▸ **Goal of the exercise**
Reproduce only this span: the line containing "Recreate this image", the line containing "if (w <= 0) return;", and every line between them, all exactly as given.

+===+

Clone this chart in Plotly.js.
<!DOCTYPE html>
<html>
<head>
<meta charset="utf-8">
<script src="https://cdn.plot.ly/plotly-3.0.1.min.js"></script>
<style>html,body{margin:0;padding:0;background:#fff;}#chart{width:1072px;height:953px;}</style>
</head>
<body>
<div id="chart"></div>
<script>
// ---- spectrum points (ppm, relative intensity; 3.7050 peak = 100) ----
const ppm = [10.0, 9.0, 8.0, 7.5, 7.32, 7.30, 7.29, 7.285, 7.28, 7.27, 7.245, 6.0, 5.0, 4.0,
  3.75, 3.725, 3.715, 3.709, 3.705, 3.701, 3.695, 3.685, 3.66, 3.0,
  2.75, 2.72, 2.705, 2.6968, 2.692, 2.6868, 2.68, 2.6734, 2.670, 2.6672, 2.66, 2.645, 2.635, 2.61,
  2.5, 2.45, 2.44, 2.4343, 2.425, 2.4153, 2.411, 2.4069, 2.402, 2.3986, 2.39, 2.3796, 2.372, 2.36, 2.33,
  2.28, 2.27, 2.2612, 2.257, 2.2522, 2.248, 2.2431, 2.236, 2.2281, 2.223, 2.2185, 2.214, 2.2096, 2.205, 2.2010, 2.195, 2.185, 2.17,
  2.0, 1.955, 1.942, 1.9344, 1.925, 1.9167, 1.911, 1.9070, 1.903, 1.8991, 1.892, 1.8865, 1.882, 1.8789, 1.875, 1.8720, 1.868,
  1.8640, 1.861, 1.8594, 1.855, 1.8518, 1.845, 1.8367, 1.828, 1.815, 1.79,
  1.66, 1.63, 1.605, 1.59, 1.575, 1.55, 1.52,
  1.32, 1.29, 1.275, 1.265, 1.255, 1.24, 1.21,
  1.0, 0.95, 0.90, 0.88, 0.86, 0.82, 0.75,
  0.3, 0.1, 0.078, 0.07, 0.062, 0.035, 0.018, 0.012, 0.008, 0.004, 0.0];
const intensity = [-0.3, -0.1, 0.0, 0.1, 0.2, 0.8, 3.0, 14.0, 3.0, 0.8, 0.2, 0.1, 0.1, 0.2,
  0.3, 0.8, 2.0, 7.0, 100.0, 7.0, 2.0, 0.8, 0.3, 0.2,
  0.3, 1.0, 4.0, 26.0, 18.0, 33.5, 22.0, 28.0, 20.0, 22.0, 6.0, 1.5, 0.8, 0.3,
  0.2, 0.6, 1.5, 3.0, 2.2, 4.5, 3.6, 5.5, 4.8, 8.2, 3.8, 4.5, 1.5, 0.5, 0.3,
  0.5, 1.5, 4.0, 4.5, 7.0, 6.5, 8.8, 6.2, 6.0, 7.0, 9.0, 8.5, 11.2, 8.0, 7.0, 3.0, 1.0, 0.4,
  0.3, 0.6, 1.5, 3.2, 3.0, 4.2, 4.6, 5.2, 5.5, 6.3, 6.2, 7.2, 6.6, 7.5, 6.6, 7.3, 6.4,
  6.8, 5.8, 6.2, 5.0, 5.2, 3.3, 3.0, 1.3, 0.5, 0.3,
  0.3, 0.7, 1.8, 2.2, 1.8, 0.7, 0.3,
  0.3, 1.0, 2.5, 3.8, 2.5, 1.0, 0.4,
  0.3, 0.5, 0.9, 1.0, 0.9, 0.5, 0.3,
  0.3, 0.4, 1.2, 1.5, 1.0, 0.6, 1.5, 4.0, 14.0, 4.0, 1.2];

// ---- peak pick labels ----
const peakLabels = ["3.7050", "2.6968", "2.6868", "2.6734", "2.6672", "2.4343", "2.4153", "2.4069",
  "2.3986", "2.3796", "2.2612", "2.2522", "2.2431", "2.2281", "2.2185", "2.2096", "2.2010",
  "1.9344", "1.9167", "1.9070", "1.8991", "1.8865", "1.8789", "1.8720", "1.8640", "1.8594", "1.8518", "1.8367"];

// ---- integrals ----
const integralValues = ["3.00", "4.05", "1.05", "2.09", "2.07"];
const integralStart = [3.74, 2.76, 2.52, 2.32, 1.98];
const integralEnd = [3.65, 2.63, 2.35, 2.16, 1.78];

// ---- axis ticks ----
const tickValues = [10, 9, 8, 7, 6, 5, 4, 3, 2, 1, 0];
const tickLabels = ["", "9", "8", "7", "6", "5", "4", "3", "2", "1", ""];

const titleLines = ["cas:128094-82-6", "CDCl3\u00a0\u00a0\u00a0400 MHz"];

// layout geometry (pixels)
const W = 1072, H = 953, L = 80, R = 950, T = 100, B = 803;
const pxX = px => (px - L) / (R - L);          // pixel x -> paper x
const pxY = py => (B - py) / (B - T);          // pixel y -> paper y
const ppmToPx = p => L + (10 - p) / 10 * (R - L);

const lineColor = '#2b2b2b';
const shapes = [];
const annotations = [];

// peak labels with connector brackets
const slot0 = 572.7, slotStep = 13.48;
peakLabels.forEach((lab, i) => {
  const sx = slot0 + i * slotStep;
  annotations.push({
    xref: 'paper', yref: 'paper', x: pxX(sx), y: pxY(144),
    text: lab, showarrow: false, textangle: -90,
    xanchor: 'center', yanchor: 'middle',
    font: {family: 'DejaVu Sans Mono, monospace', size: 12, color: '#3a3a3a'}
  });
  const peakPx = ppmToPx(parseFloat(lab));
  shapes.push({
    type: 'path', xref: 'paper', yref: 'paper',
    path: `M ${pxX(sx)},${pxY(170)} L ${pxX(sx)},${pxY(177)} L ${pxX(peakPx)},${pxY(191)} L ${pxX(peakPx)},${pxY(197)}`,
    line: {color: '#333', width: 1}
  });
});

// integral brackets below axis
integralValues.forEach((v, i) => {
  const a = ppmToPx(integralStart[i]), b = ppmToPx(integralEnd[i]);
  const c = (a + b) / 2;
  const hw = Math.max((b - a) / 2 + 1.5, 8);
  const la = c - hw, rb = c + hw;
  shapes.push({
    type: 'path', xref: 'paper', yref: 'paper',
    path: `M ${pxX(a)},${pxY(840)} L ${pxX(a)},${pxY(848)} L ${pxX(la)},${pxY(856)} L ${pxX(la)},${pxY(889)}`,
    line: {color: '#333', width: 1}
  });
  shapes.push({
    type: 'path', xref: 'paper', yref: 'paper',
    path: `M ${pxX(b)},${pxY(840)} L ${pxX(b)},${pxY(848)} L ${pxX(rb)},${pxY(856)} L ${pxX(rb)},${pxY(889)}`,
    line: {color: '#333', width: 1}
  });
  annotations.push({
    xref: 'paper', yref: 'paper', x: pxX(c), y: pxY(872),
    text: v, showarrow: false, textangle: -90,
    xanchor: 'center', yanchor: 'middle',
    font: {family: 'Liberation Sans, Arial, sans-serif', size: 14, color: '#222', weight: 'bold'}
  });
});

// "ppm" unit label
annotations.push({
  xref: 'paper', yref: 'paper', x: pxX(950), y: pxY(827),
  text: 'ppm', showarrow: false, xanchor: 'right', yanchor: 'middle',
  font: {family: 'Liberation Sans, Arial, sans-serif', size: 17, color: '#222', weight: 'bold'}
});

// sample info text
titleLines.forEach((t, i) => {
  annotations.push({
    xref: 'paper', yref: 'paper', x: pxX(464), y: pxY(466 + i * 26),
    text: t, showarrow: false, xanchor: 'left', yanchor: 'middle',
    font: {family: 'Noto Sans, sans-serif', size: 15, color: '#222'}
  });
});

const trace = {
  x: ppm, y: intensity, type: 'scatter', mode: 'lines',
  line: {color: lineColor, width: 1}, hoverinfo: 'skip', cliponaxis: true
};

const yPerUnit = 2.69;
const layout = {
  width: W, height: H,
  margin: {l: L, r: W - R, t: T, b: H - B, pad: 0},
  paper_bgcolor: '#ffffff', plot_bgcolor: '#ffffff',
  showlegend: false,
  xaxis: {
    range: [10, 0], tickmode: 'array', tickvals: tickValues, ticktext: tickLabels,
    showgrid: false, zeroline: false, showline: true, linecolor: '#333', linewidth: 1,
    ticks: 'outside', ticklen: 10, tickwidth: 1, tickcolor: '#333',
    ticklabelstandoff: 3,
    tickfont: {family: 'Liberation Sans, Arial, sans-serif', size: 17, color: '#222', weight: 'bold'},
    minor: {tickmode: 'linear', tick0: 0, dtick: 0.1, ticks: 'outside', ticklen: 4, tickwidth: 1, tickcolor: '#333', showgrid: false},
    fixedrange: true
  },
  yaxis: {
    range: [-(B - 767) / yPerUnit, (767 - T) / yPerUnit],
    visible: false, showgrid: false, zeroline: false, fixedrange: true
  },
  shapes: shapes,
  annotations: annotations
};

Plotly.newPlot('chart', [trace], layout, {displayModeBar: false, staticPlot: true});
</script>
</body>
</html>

+===+

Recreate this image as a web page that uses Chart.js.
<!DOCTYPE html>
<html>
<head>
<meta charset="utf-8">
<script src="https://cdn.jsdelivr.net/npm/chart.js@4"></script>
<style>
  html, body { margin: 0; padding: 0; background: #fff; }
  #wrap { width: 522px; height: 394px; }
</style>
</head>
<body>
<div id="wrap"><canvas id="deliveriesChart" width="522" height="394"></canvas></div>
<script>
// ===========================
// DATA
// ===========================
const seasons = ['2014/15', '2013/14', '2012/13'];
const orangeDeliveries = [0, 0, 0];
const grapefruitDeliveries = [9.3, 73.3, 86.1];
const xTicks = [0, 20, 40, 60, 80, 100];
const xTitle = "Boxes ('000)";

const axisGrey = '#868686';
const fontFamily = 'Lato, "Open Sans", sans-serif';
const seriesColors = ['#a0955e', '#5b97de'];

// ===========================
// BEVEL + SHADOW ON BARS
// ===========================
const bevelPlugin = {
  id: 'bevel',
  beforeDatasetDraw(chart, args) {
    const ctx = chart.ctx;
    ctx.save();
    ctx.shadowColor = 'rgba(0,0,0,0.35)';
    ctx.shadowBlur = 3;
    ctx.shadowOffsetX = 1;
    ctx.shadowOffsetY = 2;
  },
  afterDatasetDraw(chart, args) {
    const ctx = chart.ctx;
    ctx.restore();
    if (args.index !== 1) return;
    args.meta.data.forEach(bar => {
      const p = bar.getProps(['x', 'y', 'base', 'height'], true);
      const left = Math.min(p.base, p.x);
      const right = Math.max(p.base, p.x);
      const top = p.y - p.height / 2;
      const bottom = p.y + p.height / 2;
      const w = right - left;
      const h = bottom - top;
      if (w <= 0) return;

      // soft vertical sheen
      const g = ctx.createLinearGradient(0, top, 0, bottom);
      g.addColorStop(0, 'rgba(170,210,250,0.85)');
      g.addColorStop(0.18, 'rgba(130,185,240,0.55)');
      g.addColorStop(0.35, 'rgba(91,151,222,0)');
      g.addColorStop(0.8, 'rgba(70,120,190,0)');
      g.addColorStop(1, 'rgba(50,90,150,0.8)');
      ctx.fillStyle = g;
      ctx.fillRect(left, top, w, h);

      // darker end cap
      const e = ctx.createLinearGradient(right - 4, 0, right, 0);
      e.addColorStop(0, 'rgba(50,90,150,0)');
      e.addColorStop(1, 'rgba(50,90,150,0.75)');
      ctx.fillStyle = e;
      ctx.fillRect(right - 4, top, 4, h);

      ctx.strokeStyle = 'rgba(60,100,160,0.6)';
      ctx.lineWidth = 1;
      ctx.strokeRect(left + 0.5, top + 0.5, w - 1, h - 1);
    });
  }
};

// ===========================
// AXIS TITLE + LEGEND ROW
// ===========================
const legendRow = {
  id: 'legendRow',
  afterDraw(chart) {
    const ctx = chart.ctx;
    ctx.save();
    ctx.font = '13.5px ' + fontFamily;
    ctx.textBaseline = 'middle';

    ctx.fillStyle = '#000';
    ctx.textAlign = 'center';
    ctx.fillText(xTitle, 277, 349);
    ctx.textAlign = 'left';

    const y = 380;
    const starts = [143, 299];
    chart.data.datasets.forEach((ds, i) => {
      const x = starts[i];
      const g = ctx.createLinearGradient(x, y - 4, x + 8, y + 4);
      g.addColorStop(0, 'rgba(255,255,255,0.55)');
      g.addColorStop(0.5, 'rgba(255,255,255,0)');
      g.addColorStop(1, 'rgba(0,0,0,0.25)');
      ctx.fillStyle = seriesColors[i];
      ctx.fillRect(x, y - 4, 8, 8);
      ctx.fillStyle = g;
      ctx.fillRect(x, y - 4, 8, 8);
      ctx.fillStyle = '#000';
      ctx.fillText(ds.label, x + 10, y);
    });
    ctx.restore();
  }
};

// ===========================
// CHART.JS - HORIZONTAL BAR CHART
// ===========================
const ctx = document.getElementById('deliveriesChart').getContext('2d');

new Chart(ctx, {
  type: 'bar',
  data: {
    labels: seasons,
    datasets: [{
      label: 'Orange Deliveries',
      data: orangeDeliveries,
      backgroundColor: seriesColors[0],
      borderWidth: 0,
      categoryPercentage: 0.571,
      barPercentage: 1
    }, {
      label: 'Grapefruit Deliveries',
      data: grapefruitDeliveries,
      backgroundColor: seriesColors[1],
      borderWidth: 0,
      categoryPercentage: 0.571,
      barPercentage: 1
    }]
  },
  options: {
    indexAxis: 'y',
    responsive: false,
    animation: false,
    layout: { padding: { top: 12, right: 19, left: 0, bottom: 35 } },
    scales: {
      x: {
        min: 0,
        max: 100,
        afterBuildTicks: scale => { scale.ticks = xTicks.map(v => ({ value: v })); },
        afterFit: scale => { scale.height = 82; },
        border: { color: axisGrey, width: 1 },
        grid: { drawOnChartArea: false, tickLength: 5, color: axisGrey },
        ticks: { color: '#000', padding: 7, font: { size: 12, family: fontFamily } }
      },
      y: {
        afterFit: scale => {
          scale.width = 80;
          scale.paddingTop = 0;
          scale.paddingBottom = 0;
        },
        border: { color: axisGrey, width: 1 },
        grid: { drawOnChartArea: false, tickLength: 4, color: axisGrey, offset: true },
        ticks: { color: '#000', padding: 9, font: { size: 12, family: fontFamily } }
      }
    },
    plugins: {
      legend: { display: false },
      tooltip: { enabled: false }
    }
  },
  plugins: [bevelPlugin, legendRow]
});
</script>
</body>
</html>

+===+

▸ **Result for this task**
Recreate this image as a web page that uses Chart.js.
<!DOCTYPE html>
<html>
<head>
<meta charset="utf-8">
<script src="https://cdn.jsdelivr.net/npm/chart.js@4"></script>
<style>
  html, body { margin: 0; padding: 0; background: #fff; }
  #wrap { width: 522px; height: 394px; }
</style>
</head>
<body>
<div id="wrap"><canvas id="deliveriesChart" width="522" height="394"></canvas></div>
<script>
// ===========================
// DATA
// ===========================
const seasons = ['2014/15', '2013/14', '2012/13'];
const orangeDeliveries = [0, 0, 0];
const grapefruitDeliveries = [9.3, 73.3, 86.1];
const xTicks = [0, 20, 40, 60, 80, 100];
const xTitle = "Boxes ('000)";

const axisGrey = '#868686';
const fontFamily = 'Lato, "Open Sans", sans-serif';
const seriesColors = ['#a0955e', '#5b97de'];

// ===========================
// BEVEL + SHADOW ON BARS
// ===========================
const bevelPlugin = {
  id: 'bevel',
  beforeDatasetDraw(chart, args) {
    const ctx = chart.ctx;
    ctx.save();
    ctx.shadowColor = 'rgba(0,0,0,0.35)';
    ctx.shadowBlur = 3;
    ctx.shadowOffsetX = 1;
    ctx.shadowOffsetY = 2;
  },
  afterDatasetDraw(chart, args) {
    const ctx = chart.ctx;
    ctx.restore();
    if (args.index !== 1) return;
    args.meta.data.forEach(bar => {
      const p = bar.getProps(['x', 'y', 'base', 'height'], true);
      const left = Math.min(p.base, p.x);
      const right = Math.max(p.base, p.x);
      const top = p.y - p.height / 2;
      const bottom = p.y + p.height / 2;
      const w = right - left;
      const h = bottom - top;
      if (w <= 0) return;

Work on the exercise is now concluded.